Donald Trump appointed a Dutch American ambassador to Holland
Pete Hoekstra seemed a good choice for America’s ambassador to the Netherlands when President Donald Trump appointed him last year. Mr Hoekstra, a former congressman, was born in the Netherlands and grew up in Holland, a largely Dutch-American town in Michigan. Unfortunately, Mr Hoekstra had baselessly claimed in 2015 that politicians in the Netherlands were “being burned” by Muslim radicals. A Dutch television reporter in Washington duly asked him what he had meant. Mr Hoekstra denied having said it, prattling about “fake news”. The Dutch press corps was livid. Mr Hoekstra waited three weeks before formally apologising. The Dutch were also irritated by his opposition to same-sex marriage.

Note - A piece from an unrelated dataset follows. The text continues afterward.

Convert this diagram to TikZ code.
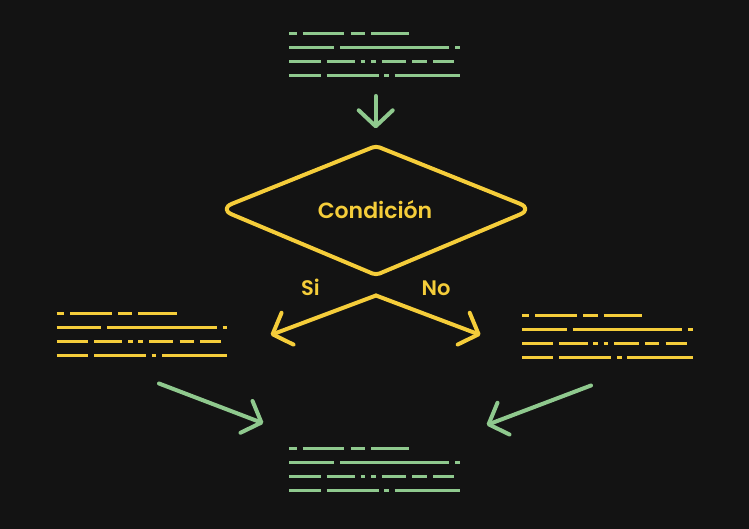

As it turns out, appointing a Dutch-American ambassador to The Hague was a diplomatic and cultural misstep. The Netherlands is among the most liberal countries in the world. Most Dutch-Americans, like Mr Hoekstra, are conservative. The regions where they cluster, in north-western Iowa and south-western Michigan, are devoutly Protestant and overwhelmingly Republican. Mr Hoekstra’s hometown has not backed a Democrat in a presidential election since 1864.
Holland’s other favourite daughters and sons include Betsy DeVos, the secretary of education, and her brother Erik Prince, who founded the private security firm Blackwater and was an early backer of Mr Trump. Dick DeVos, Mrs DeVos’s billionaire husband, is Dutch-American too; his father co-founded Amway, a sales company based in nearby Grand Rapids. Mr DeVos’s political activism includes a well-funded, ultimately successful campaign against trade unions.
What accounts for the cultural gulf? Some trace it back to the early settlers. “The people who left the Netherlands were some of the most conservative Dutch-speaking people on the planet,” says Jay Peters, a progressive city council member in Holland.